Я покорно положила линейку на стол и тоскливо побрела прочь. Мне казалось, что это самое обыкновенное утро. По крайней мере, так оно начиналось… все шло, как обычно: мы пили утренние лекарства, прикалывались, как могли и просто сходили с ума со скуки. Но именно этим утром во мне стала зарождаться губительная мысль: я хочу крови, которая кровь должна пролиться по моей душе, чтобы та обрела покой… Эти мысли не покидали меня, прогнать их к сожалению не удалось.
Разговоры ни о чем
После завтрака я, как обычно, отправилась курить в туалет. Там уже курили Ленка с Викой. Самые веселые девочки из моей палаты. Жизнерадостные, красивые и добрые блондинки. Я мало общалась с ними, но они вполне адекватные. По крайней мере, не отказываются от душа, регулярно меняют белье, от них не воняет потом и грязными трусами, они не поклоняются мертвецам и не читают молитвы Сатане.

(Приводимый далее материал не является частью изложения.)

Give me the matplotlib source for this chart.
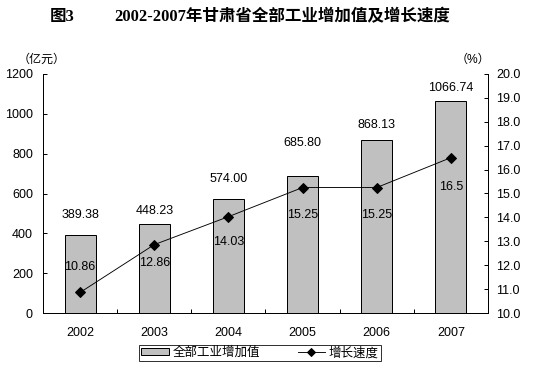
import matplotlib.pyplot as plt
import numpy as np
from matplotlib.patches import Patch
from matplotlib.lines import Line2D

plt.rcParams['font.family'] = ['Liberation Sans', 'Noto Sans CJK SC']

years = ['2002', '2003', '2004', '2005', '2006', '2007']
added_value = [389.38, 448.23, 574.00, 685.80, 868.13, 1066.74]
value_labels = ['389.38', '448.23', '574.00', '685.80', '868.13', '1066.74']
growth = [10.86, 12.86, 14.03, 15.25, 15.25, 16.5]
growth_labels = ['10.86', '12.86', '14.03', '15.25', '15.25', '16.5']

# label offsets in points (figure is 72 dpi so 1pt = 1px)
bar_off = [20, 13, 20, 33, 15, 13]
line_off = [25, -18, -25, -27, -27, -29]

fig = plt.figure(figsize=(536 / 72, 370 / 72), dpi=72)
ax = fig.add_axes([43 / 536, 57 / 370, 445 / 536, 239 / 370])
ax2 = ax.twinx()

x = np.arange(len(years))
ax.bar(x, added_value, width=0.42, color='#c0c0c0', edgecolor='black', linewidth=1)
ax2.plot(x, growth, color='black', linewidth=0.9, marker='D', markersize=7)

fs = 12.5
for i, v in enumerate(added_value):
    ax.annotate(value_labels[i], (x[i], v), xytext=(0, bar_off[i]), textcoords='offset points',
                ha='center', va='center', fontsize=fs)
for i, g in enumerate(growth):
    ax2.annotate(growth_labels[i], (x[i], g), xytext=(0, line_off[i]), textcoords='offset points',
                 ha='center', va='center', fontsize=fs)

ax.set_xlim(-0.5, 5.5)
ax.set_ylim(0, 1200)
ax.set_yticks(range(0, 1201, 200))
ax2.set_ylim(10, 20)
ax2.set_yticks(np.arange(10, 20.1, 1))
ax2.set_yticklabels([f'{t:.1f}' for t in np.arange(10, 20.1, 1)])

ax.set_xticks(x)
ax.set_xticklabels(years)
ax.set_xticks(np.arange(-0.5, 6, 1), minor=True)
ax.tick_params(axis='x', which='major', length=0, pad=14, labelsize=fs)
ax.tick_params(axis='x', which='minor', direction='in', length=4, width=1)
ax.tick_params(axis='y', direction='in', length=4, width=1, pad=10, labelsize=fs)
ax2.tick_params(axis='y', direction='in', length=4, width=1, pad=8, labelsize=fs)

for a in (ax, ax2):
    a.spines['top'].set_visible(False)
    for s in a.spines.values():
        s.set_linewidth(1)

fig.text(42 / 536, 1 - 60 / 370, '（亿元）', ha='center', va='center', fontsize=12)
fig.text(473 / 536, 1 - 60 / 370, '（%）', ha='center', va='center', fontsize=12)

title_font = ['Liberation Serif', 'Noto Sans CJK SC']
fig.text(62 / 536, 1 - 17 / 370, '图3', ha='center', va='center', fontsize=16.5, fontweight='bold',
         family=title_font)
fig.text(282 / 536, 1 - 17 / 370, '2002-2007年甘肃省全部工业增加值及增长速度', ha='center', va='center',
         fontsize=16.5, fontweight='bold', family=title_font)

handles = [Patch(facecolor='#c0c0c0', edgecolor='black', linewidth=1),
           Line2D([], [], color='black', linewidth=0.9, marker='D', markersize=6)]
leg = fig.legend(handles, ['全部工业增加值', '增长速度'], loc='center', ncol=2,
                 bbox_to_anchor=(260 / 536, 1 - 353 / 370), fontsize=12.5, frameon=True,
                 fancybox=False, edgecolor='black', handlelength=2.2, handleheight=0.5,
                 borderpad=0.15, columnspacing=3.0, handletextpad=0.3)
leg.get_frame().set_linewidth(1)

fig.savefig('out.png', dpi=72)
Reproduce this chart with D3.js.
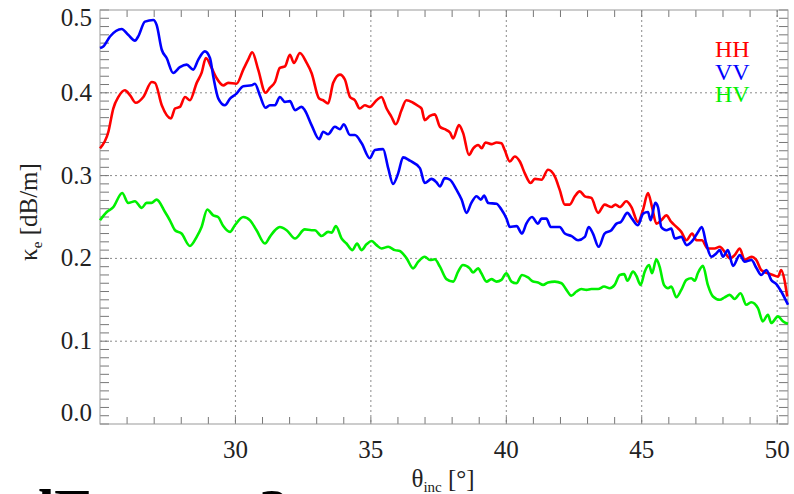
<!DOCTYPE html>
<html>
<head>
<meta charset="utf-8">
<script src="https://cdn.jsdelivr.net/npm/d3@7"></script>
<style>
  html, body { margin: 0; padding: 0; background: #fff; }
  svg { display: block; font-family: "Liberation Serif", "DejaVu Serif", serif; }
</style>
</head>
<body>
<script>
  // incidence angle [deg] / extinction coefficient [dB/m] pairs
  const hh = [
    [25.00, 0.333], [25.31, 0.353], [25.49, 0.381], [25.68, 0.395], [25.92, 0.403], [26.11, 0.397],
    [26.32, 0.388], [26.60, 0.395], [26.91, 0.413], [27.03, 0.412], [27.28, 0.385], [27.62, 0.369],
    [27.77, 0.381], [27.95, 0.383], [28.14, 0.395], [28.32, 0.391], [28.57, 0.412], [28.75, 0.424],
    [28.91, 0.442], [29.12, 0.430], [29.30, 0.418], [29.55, 0.409], [29.73, 0.412], [30.04, 0.411],
    [30.29, 0.428], [30.47, 0.440], [30.62, 0.449], [30.84, 0.428], [31.11, 0.400], [31.27, 0.406],
    [31.46, 0.413], [31.64, 0.430], [31.83, 0.432], [32.01, 0.446], [32.16, 0.436], [32.38, 0.448],
    [32.63, 0.436], [32.81, 0.424], [33.09, 0.393], [33.24, 0.391], [33.42, 0.387], [33.61, 0.412],
    [33.86, 0.422], [34.04, 0.416], [34.23, 0.395], [34.41, 0.391], [34.59, 0.381], [34.78, 0.385],
    [34.96, 0.383], [35.21, 0.391], [35.39, 0.395], [35.58, 0.381], [35.76, 0.371], [35.92, 0.362],
    [36.13, 0.379], [36.31, 0.391], [36.56, 0.388], [36.75, 0.384], [36.87, 0.381], [36.99, 0.367],
    [37.18, 0.372], [37.36, 0.374], [37.55, 0.359], [37.73, 0.356], [37.92, 0.352], [38.04, 0.345],
    [38.25, 0.361], [38.41, 0.351], [38.62, 0.325], [38.78, 0.333], [38.96, 0.337], [39.09, 0.333],
    [39.23, 0.340], [39.45, 0.338], [39.64, 0.340], [39.82, 0.339], [39.94, 0.331], [40.13, 0.317],
    [40.31, 0.323], [40.50, 0.317], [40.68, 0.303], [40.90, 0.291], [41.05, 0.296], [41.30, 0.295],
    [41.54, 0.307], [41.79, 0.299], [41.97, 0.283], [42.16, 0.265], [42.34, 0.265], [42.53, 0.275],
    [42.71, 0.281], [42.90, 0.275], [43.14, 0.273], [43.39, 0.255], [43.63, 0.265], [43.88, 0.262],
    [44.03, 0.265], [44.19, 0.262], [44.43, 0.269], [44.62, 0.262], [44.86, 0.244], [45.05, 0.259],
    [45.23, 0.279], [45.38, 0.262], [45.54, 0.242], [45.72, 0.246], [45.91, 0.252], [46.09, 0.244],
    [46.28, 0.238], [46.46, 0.232], [46.65, 0.222], [46.86, 0.230], [47.02, 0.222], [47.22, 0.222],
    [47.44, 0.212], [47.69, 0.212], [47.88, 0.214], [48.06, 0.208], [48.25, 0.200], [48.43, 0.204],
    [48.62, 0.212], [48.80, 0.198], [49.05, 0.202], [49.23, 0.198], [49.41, 0.186], [49.66, 0.182],
    [49.84, 0.180], [50.03, 0.178], [50.15, 0.186], [50.27, 0.174], [50.37, 0.154]
  ];

  const vv = [
    [25.00, 0.454], [25.12, 0.456], [25.37, 0.468], [25.80, 0.477], [26.04, 0.470], [26.29, 0.463],
    [26.41, 0.468], [26.66, 0.486], [26.97, 0.488], [27.09, 0.482], [27.28, 0.452], [27.46, 0.442],
    [27.70, 0.424], [27.95, 0.431], [28.20, 0.434], [28.44, 0.428], [28.63, 0.440], [28.87, 0.450],
    [29.06, 0.442], [29.18, 0.420], [29.37, 0.393], [29.61, 0.385], [29.80, 0.393], [30.04, 0.399],
    [30.29, 0.408], [30.60, 0.409], [30.72, 0.411], [30.90, 0.397], [31.11, 0.382], [31.27, 0.385],
    [31.46, 0.385], [31.64, 0.395], [31.83, 0.389], [32.01, 0.390], [32.20, 0.379], [32.44, 0.383],
    [32.56, 0.379], [32.81, 0.361], [33.09, 0.344], [33.24, 0.353], [33.42, 0.350], [33.67, 0.359],
    [33.86, 0.356], [34.00, 0.362], [34.23, 0.349], [34.41, 0.349], [34.66, 0.339], [34.96, 0.321],
    [35.15, 0.331], [35.45, 0.332], [35.64, 0.309], [35.82, 0.290], [36.01, 0.303], [36.19, 0.322],
    [36.44, 0.318], [36.81, 0.309], [36.99, 0.291], [37.24, 0.296], [37.42, 0.292], [37.55, 0.287],
    [37.73, 0.297], [37.92, 0.295], [38.16, 0.283], [38.35, 0.271], [38.53, 0.255], [38.71, 0.267],
    [38.90, 0.275], [39.06, 0.271], [39.18, 0.276], [39.33, 0.267], [39.64, 0.266], [39.82, 0.259],
    [40.01, 0.248], [40.13, 0.238], [40.38, 0.239], [40.58, 0.230], [40.74, 0.242], [40.95, 0.250],
    [41.17, 0.242], [41.30, 0.248], [41.48, 0.248], [41.64, 0.238], [41.97, 0.238], [42.16, 0.230],
    [42.41, 0.227], [42.65, 0.222], [42.90, 0.226], [43.04, 0.238], [43.20, 0.230], [43.41, 0.214],
    [43.63, 0.230], [43.88, 0.234], [44.07, 0.242], [44.23, 0.244], [44.47, 0.255], [44.64, 0.248],
    [44.86, 0.240], [45.05, 0.254], [45.23, 0.256], [45.33, 0.246], [45.50, 0.267], [45.60, 0.262],
    [45.72, 0.238], [45.91, 0.234], [46.09, 0.236], [46.22, 0.224], [46.46, 0.226], [46.66, 0.216],
    [46.89, 0.222], [47.08, 0.232], [47.22, 0.238], [47.38, 0.218], [47.57, 0.202], [47.75, 0.206],
    [47.88, 0.210], [48.00, 0.202], [48.18, 0.210], [48.37, 0.191], [48.62, 0.204], [48.80, 0.196],
    [49.05, 0.198], [49.24, 0.188], [49.41, 0.180], [49.60, 0.186], [49.78, 0.174], [49.97, 0.169],
    [50.15, 0.160], [50.40, 0.144]
  ];

  const hv = [
    [25.00, 0.246], [25.25, 0.256], [25.49, 0.262], [25.82, 0.279], [26.04, 0.267], [26.29, 0.269],
    [26.54, 0.261], [26.72, 0.267], [26.90, 0.267], [27.09, 0.271], [27.40, 0.256], [27.58, 0.246],
    [27.77, 0.234], [28.01, 0.230], [28.32, 0.215], [28.57, 0.226], [28.75, 0.238], [28.96, 0.259],
    [29.18, 0.252], [29.36, 0.250], [29.55, 0.239], [29.80, 0.232], [29.98, 0.240], [30.29, 0.250],
    [30.54, 0.246], [30.78, 0.234], [31.09, 0.218], [31.27, 0.226], [31.46, 0.234], [31.64, 0.238],
    [31.89, 0.234], [32.20, 0.224], [32.56, 0.235], [32.81, 0.234], [32.93, 0.234], [33.18, 0.227],
    [33.42, 0.232], [33.55, 0.231], [33.71, 0.239], [33.92, 0.224], [34.10, 0.218], [34.32, 0.210],
    [34.49, 0.218], [34.65, 0.210], [34.84, 0.217], [35.03, 0.221], [35.21, 0.216], [35.39, 0.212],
    [35.64, 0.214], [35.89, 0.210], [36.07, 0.209], [36.32, 0.200], [36.56, 0.188], [36.75, 0.196],
    [36.99, 0.202], [37.18, 0.198], [37.36, 0.199], [37.55, 0.190], [37.79, 0.175], [38.04, 0.172],
    [38.22, 0.184], [38.40, 0.192], [38.65, 0.188], [38.77, 0.183], [38.96, 0.188], [39.08, 0.182],
    [39.27, 0.172], [39.45, 0.175], [39.64, 0.172], [39.82, 0.174], [40.00, 0.182], [40.19, 0.172],
    [40.37, 0.170], [40.58, 0.180], [40.80, 0.177], [40.99, 0.172], [41.17, 0.171], [41.36, 0.168],
    [41.54, 0.171], [41.79, 0.172], [42.04, 0.170], [42.22, 0.162], [42.40, 0.155], [42.59, 0.160],
    [42.77, 0.163], [42.96, 0.162], [43.14, 0.163], [43.39, 0.163], [43.61, 0.166], [43.82, 0.164],
    [44.00, 0.168], [44.19, 0.180], [44.35, 0.181], [44.47, 0.173], [44.68, 0.184], [44.80, 0.179],
    [44.96, 0.168], [45.11, 0.184], [45.27, 0.192], [45.38, 0.182], [45.54, 0.199], [45.66, 0.190],
    [45.82, 0.168], [45.97, 0.164], [46.09, 0.166], [46.28, 0.153], [46.46, 0.162], [46.65, 0.174],
    [46.83, 0.176], [46.96, 0.173], [47.07, 0.182], [47.26, 0.191], [47.44, 0.168], [47.63, 0.154],
    [47.88, 0.150], [48.06, 0.153], [48.25, 0.156], [48.43, 0.151], [48.65, 0.158], [48.86, 0.144],
    [49.04, 0.147], [49.29, 0.140], [49.47, 0.124], [49.66, 0.132], [49.78, 0.122], [50.03, 0.130],
    [50.21, 0.124], [50.40, 0.121]
  ];

  const xMajor = [30, 35, 40, 45, 50];
  const yMajor = [0.0, 0.1, 0.2, 0.3, 0.4, 0.5];
  const yTickLabels = ["0.0", "0.1", "0.2", "0.3", "0.4", "0.5"];

  const series = [
    { name: "HH", values: hh, color: "#ff0000" },
    { name: "VV", values: vv, color: "#0000ff" },
    { name: "HV", values: hv, color: "#00f000" }
  ];

  const width = 794;
  const height = 494;
  const plotL = 100, plotR = 788, plotT = 10, plotB = 424;

  const x = d3.scaleLinear().domain([25, 50.4]).range([plotL, plotR]);
  const y = d3.scaleLinear().domain([0, 0.5]).range([plotB, plotT]);

  const svg = d3.select("body").append("svg")
    .attr("width", width)
    .attr("height", height);

  // dotted grid
  const grid = svg.append("g").attr("stroke", "#8a8a8a").attr("stroke-width", 1)
    .attr("stroke-dasharray", "2,3");
  grid.selectAll("line.gx").data(xMajor).enter().append("line")
    .attr("x1", (d) => x(d)).attr("x2", (d) => x(d))
    .attr("y1", plotT).attr("y2", plotB);
  grid.selectAll("line.gy").data(yMajor.slice(1, 5)).enter().append("line")
    .attr("x1", plotL).attr("x2", plotR)
    .attr("y1", (d) => y(d)).attr("y2", (d) => y(d));

  // minor ticks, inward, on all four sides
  const ticks = svg.append("g").attr("stroke", "#777").attr("stroke-width", 1);
  const yMinor = d3.range(0, 51).map((i) => i / 100);
  const xMinor = d3.range(26, 51);
  ticks.selectAll("line.yl").data(yMinor).enter().append("line")
    .attr("x1", plotL).attr("x2", plotL + 9)
    .attr("y1", (d) => y(d)).attr("y2", (d) => y(d));
  ticks.selectAll("line.yr").data(yMinor).enter().append("line")
    .attr("x1", plotR - 9).attr("x2", plotR)
    .attr("y1", (d) => y(d)).attr("y2", (d) => y(d));
  ticks.selectAll("line.xb").data(xMinor).enter().append("line")
    .attr("x1", (d) => x(d)).attr("x2", (d) => x(d))
    .attr("y1", plotB).attr("y2", plotB - 7);
  ticks.selectAll("line.xt").data(xMinor).enter().append("line")
    .attr("x1", (d) => x(d)).attr("x2", (d) => x(d))
    .attr("y1", plotT).attr("y2", plotT + 7);

  // frame
  svg.append("rect")
    .attr("x", plotL).attr("y", plotT)
    .attr("width", plotR - plotL).attr("height", plotB - plotT)
    .attr("fill", "none").attr("stroke", "#999").attr("stroke-width", 1);

  // curves
  const line = d3.line()
    .x((d) => x(d[0]))
    .y((d) => y(d[1]))
    .curve(d3.curveMonotoneX);

  svg.append("g").selectAll("path").data(series).enter().append("path")
    .attr("d", (d) => line(d.values))
    .attr("fill", "none")
    .attr("stroke", (d) => d.color)
    .attr("stroke-width", 2.6)
    .attr("stroke-linejoin", "round");

  // y tick labels (edge labels sit inside the frame like the original)
  svg.append("g").selectAll("text").data(yMajor).enter().append("text")
    .attr("x", 92)
    .attr("y", (d, i) => y(d) + 8 + (i === 0 ? -11 : 0) + (i === 5 ? 8 : 0))
    .attr("text-anchor", "end")
    .attr("font-size", 25)
    .attr("fill", "#222")
    .text((d, i) => yTickLabels[i]);

  // x tick labels
  svg.append("g").selectAll("text").data(xMajor).enter().append("text")
    .attr("x", (d) => x(d))
    .attr("y", 458)
    .attr("text-anchor", "middle")
    .attr("font-size", 25)
    .attr("fill", "#222")
    .text((d) => d);

  // axis titles
  const xt = svg.append("text")
    .attr("x", 443).attr("y", 487)
    .attr("text-anchor", "middle")
    .attr("font-size", 25)
    .attr("fill", "#222");
  xt.append("tspan").text("θ");
  xt.append("tspan").attr("font-size", 15).attr("dy", 5).text("inc");
  xt.append("tspan").attr("dy", -5).text(" [°]");

  const yt = svg.append("text")
    .attr("transform", "translate(37,212) rotate(-90)")
    .attr("text-anchor", "middle")
    .attr("font-size", 25)
    .attr("fill", "#222");
  yt.append("tspan").text("κ");
  yt.append("tspan").attr("font-size", 15).attr("dy", 5).text("e");
  yt.append("tspan").attr("dy", -5).text(" [dB/m]");

  // legend, stacked tightly as in the original
  svg.append("g").selectAll("text").data(series).enter().append("text")
    .attr("x", 715)
    .attr("y", (d, i) => 57 + i * 22.5)
    .attr("font-size", 24)
    .attr("fill", (d) => d.color)
    .text((d) => d.name);

  // caption text cut off at the bottom edge
  svg.append("text")
    .attr("x", 21).attr("y", 530)
    .attr("font-size", 60).attr("font-weight", "bold")
    .attr("fill", "#000")
    .text("dE");
  svg.append("text")
    .attr("x", 259).attr("y", 530)
    .attr("font-size", 60).attr("font-weight", "bold")
    .attr("fill", "#000")
    .text("3");
</script>
</body>
</html>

– О, какие люди! – воскликнула Вика, встречая меня. – Покурить решила?
– Да, – я устало присела на лавку.
– Алис, есть что-нибудь из нового? – вдруг спросила Лена, чувственно выпуская густой табачный дым.
– Да… – я расслабленно закурила и напрягла память, мои глаза закрылись:
"Закончился мой день неравномерный
И грустно вечер нежный провожать.
Опять под одеяло к благоверной
Тоске своей бессонницу встречать.
А ночь моя взорвала все закатом,
По стенам разливая тишину,
Безнравственно зовет меня куда-то.
Бесстыдно обнажает глубину.
Ей свойственно в полночные мгновенья,
Когда бессмыслен труд ее ответа,
Изгрызть в тоске невольного поэта,
Вгрызаясь в тело пламенным влечением.
А мне дары ее пусты и не уместны.
Мне б их продать без капли сожаленья.
Отдать свое желанье за прозренье,
Я б согласилась, если честно.
И Вы, друзья, мне песнь не изливайте!
Лишь боль с моих страданий пейте.
В моей ночи меня не убивайте,
Вы лучше в своем дне меня убейте.
Вам все равно не защитить меня от страха.
Вселенной слишком много для паденья,
А до утра бессонница пустая мнется.
Рукой вам не коснуться сего праха.
Поэта, право гнусного влеченья,
Слеза без Вашей помощи прольется…", – я открыла глаза и смущенно улыбнулась.
– Круто, – выдохнула Вика, – тебе бы на сцене выступать.
– Когда-то выступала… – моя улыбка стала грустной. – Правда с гитарой, а не со стихами.
– А, точно! – Вика кивнула. – Ты же рокерша! – она озорно высунула язык и скривила дерзкую гримасу, изображая пальцами рокерскую "козу".
– Да, были времена, – в моем голосе послышались мечтательные нотки, с губ сорвался густой клубок дыма. – Я не просто рокер, Викусь, а высококвалифицированный гитарист, один из лучших музыкальных преподавателей в городе.
– Ты же вроде училка в школе, – удивилась Лена.
– Ну да, – я грустно вздохнула. – Все верно: на основной работе была преподавателем младших классов в средней школе, на второй в школе искусств и параллельно давала частные уроки гитары.
– Вот оно как, – Вика понимающе кивнула. – Сколько лет вместе лежим, а я не знала, что ты такая матерая гитарюга… – она с неподдельным восхищением глянула на меня.
– Так вот, – я выдала смущенную улыбку.
– А почему преподаватель? Почему сама не играла? – поинтересовалась Вика.
– Травма у меня, – я показала девочкам левую кисть. – Любой концерт длится часа два, а у меня рука максимум полчаса игры выдерживает. Так вот удачно в юности на мотоцикле покаталась.
– Ясно, – грустно произнесла Вика.
Вскоре девочкам надоела эта тема и они быстро перевели ее в другое русло. Глотая дым, я задумчиво смотрела на них.
“Красивые, стройные, веселые… – вертелось в голове. – Так жаль их… им бы жить полной жизнью: влюбляться, целоваться, трахаться и просто ловить от жизни кайф. Но у них никогда ничего не будет… их красота и молодость пройдут в этих белых стенах, им не выйти замуж и не родить детей. Их диагнозы не совместимы с жизнью за забором… и у меня тоже никогда не будет женского счастья… Хотя когда-то раньше…”.